— TASK TO CARRY OUT —
Copy out each line of the material in which the word "chart" appears.

— PROVIDED DATA —
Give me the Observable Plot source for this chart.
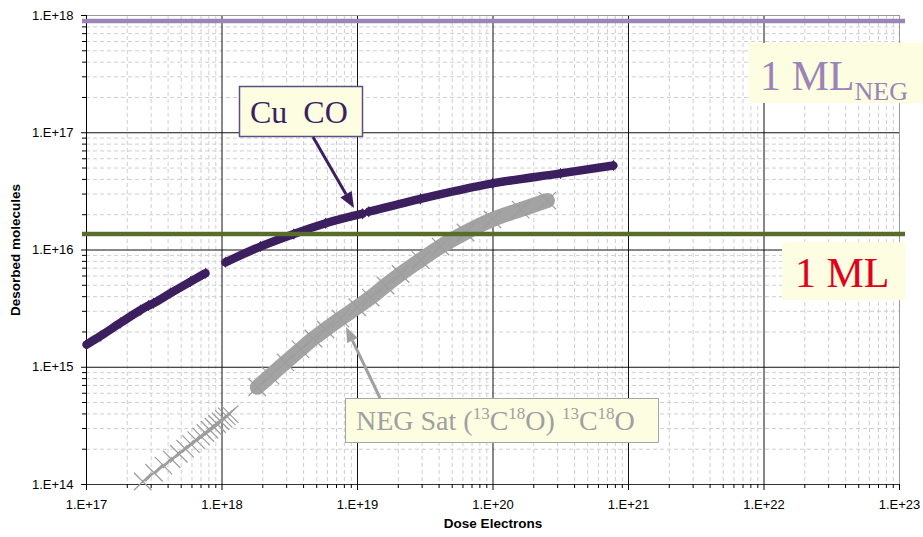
<!DOCTYPE html>
<html><head><meta charset="utf-8">
<script src="https://cdn.jsdelivr.net/npm/d3@7"></script>
<script src="https://cdn.jsdelivr.net/npm/@observablehq/plot@0.6"></script>
<style>
body{margin:0;background:#fff;}
#wrap{width:923px;height:537px;overflow:hidden;}
</style></head><body><div id="wrap"></div>
<script>
// Axis ticks
const xMajor = [1e17, 1e18, 1e19, 1e20, 1e21, 1e22, 1e23];
const xTickLabels = ["1.E+17", "1.E+18", "1.E+19", "1.E+20", "1.E+21", "1.E+22", "1.E+23"];
const yMajor = [1e14, 1e15, 1e16, 1e17, 1e18];
const yTickLabels = ["1.E+14", "1.E+15", "1.E+16", "1.E+17", "1.E+18"];
const minorMultipliers = [2, 3, 4, 5, 6, 7, 8, 9];

// Cu CO series (three segments)
const cuDose1 = [1.0e17, 1.27e17, 1.78e17, 2.51e17, 2.87e17, 3.12e17, 4.17e17, 5.86e17, 7.56e17];
const cuMol1  = [1.56e15, 1.85e15, 2.39e15, 3.08e15, 3.36e15, 3.52e15, 4.29e15, 5.38e15, 6.34e15];
const cuDose2 = [1.06e18, 1.92e18, 3.39e18, 5.81e18, 1.09e19];
const cuMol2  = [7.85e15, 1.07e16, 1.37e16, 1.69e16, 2.04e16];
const cuDose3 = [1.21e19, 2.92e19, 9.91e19, 3.15e20, 7.74e20];
const cuMol3  = [2.12e16, 2.73e16, 3.70e16, 4.50e16, 5.25e16];

// NEG Sat (13C18O) series (two segments)
const negDose1 = [2.6e17, 3.15e17, 3.7e17, 4.25e17, 4.8e17, 5.35e17, 5.9e17, 6.45e17, 7.0e17, 7.55e17, 8.1e17, 8.65e17, 9.2e17, 9.75e17, 1.03e18, 1.085e18, 1.14e18];
const negMol1  = [1.06e14, 1.26e14, 1.45e14, 1.64e14, 1.83e14, 2.02e14, 2.21e14, 2.39e14, 2.57e14, 2.75e14, 2.93e14, 3.11e14, 3.28e14, 3.46e14, 3.63e14, 3.81e14, 3.98e14];
const negDose2 = [1.82e18, 2.28e18, 2.94e18, 3.80e18, 4.73e18, 5.81e18, 7.49e18, 9.96e18, 1.25e19, 1.61e19, 2.08e19, 2.92e19, 4.10e19, 6.27e19, 9.91e19, 1.60e20, 2.52e20];
const negMol2  = [6.75e14, 8.49e14, 1.10e15, 1.42e15, 1.76e15, 2.10e15, 2.60e15, 3.25e15, 3.93e15, 4.98e15, 6.24e15, 8.21e15, 1.07e16, 1.41e16, 1.82e16, 2.21e16, 2.64e16];

// Reference levels
const mlNeg = 8.98e17;
const ml1 = 1.37e16;

const minorOf = majors => majors.slice(0, -1).flatMap(m => minorMultipliers.map(k => k * m));
const xMinor = minorOf(xMajor);
const yMinor = minorOf(yMajor);

const seg = (xs, ys, s) => xs.map((x, i) => ({dose: x, mol: ys[i], seg: s}));
const cuAll = [...seg(cuDose1, cuMol1, 1), ...seg(cuDose2, cuMol2, 2), ...seg(cuDose3, cuMol3, 3)];
const neg1 = seg(negDose1, negMol1, 1);
const neg2 = seg(negDose2, negMol2, 2);

const cuColor = "#3b1f5e";
const negColor = "#a3a3a3";

const chart = Plot.plot({
  width: 923, height: 537,
  marginLeft: 86, marginRight: 24, marginTop: 15, marginBottom: 53,
  x: {type: "log", domain: [1e17, 1e23]},
  y: {type: "log", domain: [1e14, 1e18]},
  style: {fontFamily: "'Liberation Sans', Arial, sans-serif", fontSize: "13px", background: "#fff", color: "#000"},
  marks: [
    Plot.gridX(xMinor, {stroke: "#cfcfcf", strokeOpacity: 1, strokeDasharray: "4,3"}),
    Plot.gridY(yMinor, {stroke: "#cfcfcf", strokeOpacity: 1, strokeDasharray: "4,3"}),
    Plot.gridX(xMajor.slice(1, -1), {stroke: "#111", strokeOpacity: 1}),
    Plot.gridY(yMajor.slice(1, -1), {stroke: "#111", strokeOpacity: 1}),
    Plot.ruleY([1e18], {stroke: "#999"}),
    Plot.ruleX([1e23], {stroke: "#999"}),
    Plot.ruleX([1e17], {stroke: "#000"}),
    Plot.ruleY([1e14], {stroke: "#333"}),
    Plot.axisX(xMinor, {tickSize: 4, tickFormat: () => "", label: null}),
    Plot.axisY(yMinor, {tickSize: 4, tickFormat: () => "", label: null}),
    Plot.axisX(xMajor, {tickSize: 6, tickPadding: 9, tickFormat: d => xTickLabels[xMajor.indexOf(d)], label: null}),
    Plot.axisY(yMajor, {tickSize: 5, tickPadding: 8, tickFormat: d => yTickLabels[yMajor.indexOf(d)], label: null}),
    Plot.text(["Dose Electrons"], {frameAnchor: "bottom", dy: 43, fontWeight: "bold", fontSize: 13.5}),
    Plot.text(["Desorbed molecules"], {frameAnchor: "left", dx: -71, rotate: -90, textAnchor: "middle", fontWeight: "bold", fontSize: 13.5}),
    // NEG series
    Plot.line(neg1, {x: "dose", y: "mol", stroke: negColor, strokeWidth: 2}),
    Plot.line(neg2, {x: "dose", y: "mol", stroke: negColor, strokeWidth: 15, strokeLinecap: "round", strokeLinejoin: "round", curve: "monotone-x"}),
    Plot.dot([...neg1, ...neg2], {x: "dose", y: "mol", symbol: "times", r: 8, stroke: "#9d9d9d", strokeWidth: 1.2}),
    // Cu CO series
    Plot.line(cuAll, {x: "dose", y: "mol", z: "seg", stroke: cuColor, strokeWidth: 8.5, strokeLinecap: "round", strokeLinejoin: "round", curve: "monotone-x"}),
    Plot.dot(cuAll, {x: "dose", y: "mol", symbol: "diamond", r: 3.5, fill: cuColor}),
    // Monolayer levels
    Plot.ruleY([mlNeg], {stroke: "#9b84b9", strokeWidth: 4.5, insetLeft: -4, insetRight: -6}),
    Plot.ruleY([ml1], {stroke: "#586c2c", strokeWidth: 4.5, insetLeft: -4, insetRight: -6})
  ]
});
document.getElementById("wrap").appendChild(chart);

// Annotations
const svg = d3.select(chart);
const g = svg.append("g").attr("font-family", "'Liberation Serif','Times New Roman',serif").attr("text-anchor", "start");
const boxFill = "#fdfde2";

function arrow(x1, y1, x2, y2, color, w, hl, hw) {
  const a = Math.atan2(y2 - y1, x2 - x1);
  const bx = x2 - hl * Math.cos(a), by = y2 - hl * Math.sin(a);
  g.append("line").attr("x1", x1).attr("y1", y1).attr("x2", bx).attr("y2", by)
    .attr("stroke", color).attr("stroke-width", w);
  const px = Math.sin(a) * hw / 2, py = -Math.cos(a) * hw / 2;
  g.append("path").attr("d", `M${x2},${y2}L${bx + px},${by + py}L${bx - px},${by - py}Z`).attr("fill", color);
}

// Cu CO
g.append("rect").attr("x", 239.5).attr("y", 86.5).attr("width", 123).attr("height", 50)
  .attr("fill", boxFill).attr("stroke", "#5e4d86").attr("stroke-width", 1.5);
g.append("text").attr("x", 250).attr("y", 123).attr("font-size", 32).attr("fill", cuColor)
  .style("white-space", "pre").text("Cu  CO");
arrow(313, 137, 354, 208, cuColor, 3, 16, 13);

// NEG Sat
g.append("rect").attr("x", 345.5).attr("y", 398.5).attr("width", 313).attr("height", 44)
  .attr("fill", boxFill).attr("stroke", "#a6a6a6").attr("stroke-width", 1);
const t = g.append("text").attr("x", 356).attr("y", 430).attr("font-size", 28).attr("fill", "#a0a0a0").style("white-space", "pre");
const parts = [["NEG Sat (", 0], ["13", 1], ["C", 0], ["18", 1], ["O) ", 0], ["13", 1], ["C", 0], ["18", 1], ["O", 0]];
let prevSup = 0;
parts.forEach(([s, sup]) => {
  const dy = (sup ? -11 : 0) - (prevSup ? -11 : 0);
  t.append("tspan").attr("dy", dy).attr("font-size", sup ? 17 : 28).text(s);
  prevSup = sup;
});
arrow(380, 398, 346, 327, "#a0a0a0", 3, 15, 12);

// 1 ML_NEG
g.append("rect").attr("x", 749).attr("y", 43).attr("width", 174).attr("height", 60).attr("fill", boxFill);
const t2 = g.append("text").attr("x", 760).attr("y", 90).attr("font-size", 42).attr("fill", "#9a84b8").style("white-space", "pre");
t2.append("tspan").text("1 ML");
t2.append("tspan").attr("dy", 10).attr("font-size", 26).text("NEG");

// 1 ML
g.append("rect").attr("x", 782).attr("y", 242).attr("width", 123).attr("height", 58).attr("fill", boxFill);
g.append("text").attr("x", 795).attr("y", 287).attr("font-size", 42).attr("fill", "#e2001a").style("white-space", "pre").text("1 ML");
</script></body></html>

— ANSWER —
Give me the Observable Plot source for this chart.
const chart = Plot.plot({
document.getElementById("wrap").appendChild(chart);
const svg = d3.select(chart);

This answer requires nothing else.